As always, we tried to get you the info you need to transform your lead gen and skyrocket your results.
- What can we learn from the B2B world that we can apply * when speaking directly to consumers?
- What are the key things to look for when putting together messaging? Are there certain tricks you use each time… or does it depend on the business?
- What do you think is more important for split-testing… images or copy?
- What are biggest mistakes marketers make when it comes to messaging?
Check out the full conversation by subscribing to the B2C Lead Generation Podcast.
What are the key things to look for when analysing messaging?
Peep Laja: It’s universal. What makes effective messaging? The number one thing is always clarity. Do I understand it? And if I don’t understand it I’m certainly not going to buy it. So it needs to be clear.
Sometimes the product is obvious. If you’re selling pants… okay it’s pants. I don’t need a lot of explanation here. But as we get into more expensive and complicated things you need more copy. You need more room to explain it. And so the clarity of copy is number one.
The other factor is always “What’s in it for me?”
One customer we have (at Wynter) is Smart Goggles for Swimmers. You know, so basically like Google Glasses but it’s swim goggles. And they presented it in a way that was - Oh yeah, so it has electronic display, whatever gigahertz, other technical parameters.
People were like “But why do I want it? Why would I need smart swim goggles?”
Those two things, Clarity and the Why make up 80% of messaging.
When building landing pages we’ve found people tend to focus more on perfecting the images and page design and less on the copy. Do you find this?
Yeah, there might be a case where the imagery has a bigger impact, especially if they are visual products like if you’re selling clothing or any kind of accessory. The photos might do a lot of the selling, but obviously it depends on the price range.
If it’s impulse purchase price range I think photos will do the bulk of the selling. But as we’re nearing seven hundred dollar earrings or five thousand dollar watches, not an impulse purchase exactly, so once we get into that territory where the time to consider the purchase will increase it’s copy that will close the deal. Online, you don’t have sales people so copy is the sales person.
Are there any mistakes you see time and time again?
Yeah, besides lacking the clarity and the what’s in it for me, the things we’ve touched upon already, specifics versus superlatives. A lot of superlatives going out there like “We’re the best and we’re the fastest.”
Nobody believes that. It’s probably not true also. I mean might be true but I still don’t believe it.
If you go a web hosting landing page, and they say “We’re the fastest web host in the world” what is your gut reaction? It’s probably bullshit, yeah?
But if you say “On average our sites load in 300 milliseconds” your gut reaction is… oh that’s cool.
People’s bullshit detectors are very fine tuned because of all the bullshit that is our there online!
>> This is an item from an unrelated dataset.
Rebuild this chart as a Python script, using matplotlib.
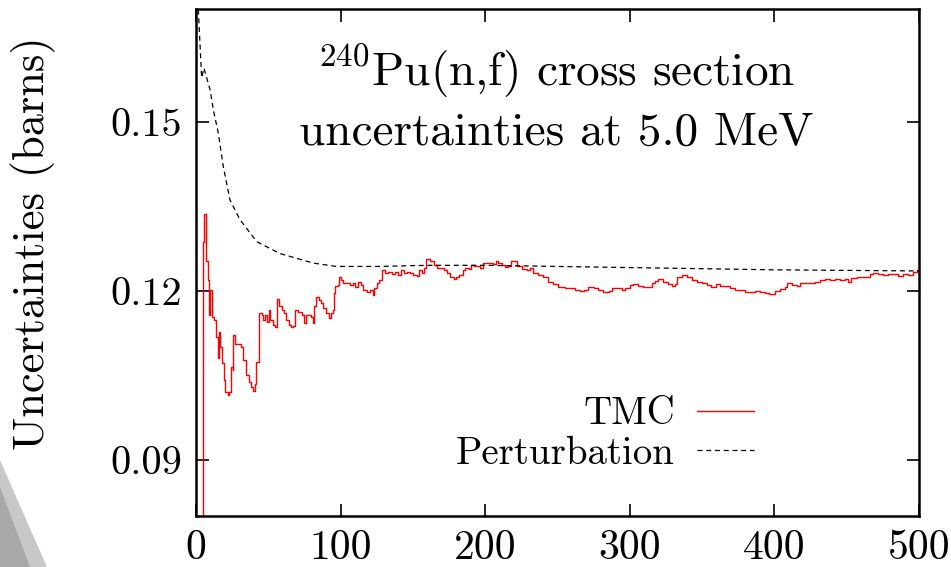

So that is something I see quite a bit. And then, length of copy. A lot of pages just don’t have enough of it. Obviously there is a fine balance between having too much and not enough, but the way I think about it is, if I’m your ideal customer and I read everything and I still have questions, you have failed me.
Your copy should be thorough enough that no question is unturned.
And then a mother huge issue is differentiation. A lot of companies talk about themselves as if they are they only ones doing what they’re doing.
“We send beautiful email newsletters.”
So does everybody else!
“We do lead generation.”
My cousin Vinnie does lead generation, come on man. You cannot state what you’re doing as if you’re the only one doing it. You need to find your differentiation.
So many companies don’t, and this is a horrible mistake.
But writing copy is difficult, right? It’s hard to not have the superlative but at the same time make you stand out?
Writing amazing copy is hard, but writing copy that does not suck is not hard. It’s pretty easy. You can checklist that stuff. 5 things that every piece of copy needs to have. Check the boxes and you’re done and it’s guaranteed to be above average. Yet online we so much horrible copy because people are not even covering basic things.